Many Americans in their mid-60s to early 70s are entering retirement with a mix of savings, Social Security income, and changing spending.

Among those with retirement accounts, the median balance was $200,000—the highest of any age group.

At this stage of life, financial stability depends on coordinating income, withdrawals, and long-term expenses throughout retirement.

People ages 65 to 74 sit at a financial crossroads: Many have reached their highest net worth even as their incomes begin to fall with retirement.

According to the Federal Reserve’s Survey of Consumer Finances, 51% of households in their mid-60s to early 70s had money in retirement-specific accounts in 2022, the most recent year available. That’s the highest percentage for this age range since 2007, but lower than what most younger age groups reported, with the exception of those under 35.

The lower participation rate among older households is likely due to several factors, according to Mindy Yu, senior director of investing at Betterment. It “may reflect a natural drawdown of assets in retirement, as well as the possibility that older generations were more likely to rely on pension plans, which are not included in this dataset.”

By contrast, younger households have benefited from greater access to retirement savings plans and more education around investing early, she said.

Americans ages 65–74 are often at a turning point financially, with income declining as retirement begins and savings being withdrawn. Flexibility and realistic expectations are important at this stage as you plan spending for a retirement with an uncertain time horizon.

For those in their mid-60s to early 70s who reported having retirement accounts in 2022, the median balance was $200,000. That figure is well above the balances reported by other age groups. (Medians are used here instead of averages to reduce the influence of exceptionally high or low balances.)

“For households still holding retirement accounts (at this age), median wealth rose meaningfully through 2022,” said Eric Ludwig, director of the Center for Retirement Income at The American College of Financial Services. However, inequality widened: “Some retirees are very well positioned; others are drawing down with little margin for error,” he said.

But at this stage, drawing comparisons among peers is less valuable than understanding whether your income sources and withdrawals can support your spending throughout retirement. “Success is less about how much is saved and more about how well assets are coordinated with spending, taxes, and withdrawal rules,” Ludwig said.

Shifting from saving for retirement to spending in retirement can be a challenge. “You’ve trained yourself for 30 or 40 years to save, to defer, to accumulate,” Ludwig said. “Then one day someone tells you to reverse course and spend.”

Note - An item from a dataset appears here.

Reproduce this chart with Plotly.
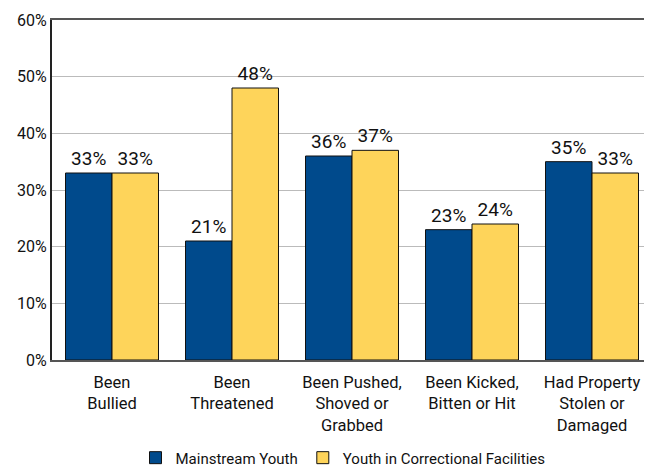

For many people in their late 60s and early 70s, spending decisions are shaped not just by savings levels but by uncertainty around rising healthcare costs, longevity, and how expenses may change over time. Social Security can be one source of predictable income, but it’s not meant to cover all of your expenses. Yu said savings in a 401(k) or IRA can provide additional flexibility to help navigate unexpected costs or market shifts.

But how much can you spend when you don’t know how many years your savings need to last? Broad retirement models suggest people can often spend more than they expect, Ludwig said, but no calculator can say what “enough” is.

He offered this recommendation: Give yourself permission to spend on things that create memories in the earlier years of retirement, when you might want to do something adventurous like “hike Patagonia or bicycle through Vietnam.”

“The 85-year-old version of you won’t regret the trip you took at 65,” he said. “They’ll only regret the trip you didn’t take because you were afraid of a spreadsheet.”

For many households in this age range, short-term decisions—how much to spend, when to adjust, and how to balance security with meaningful experiences—will be what matters most for their financial health in retirement.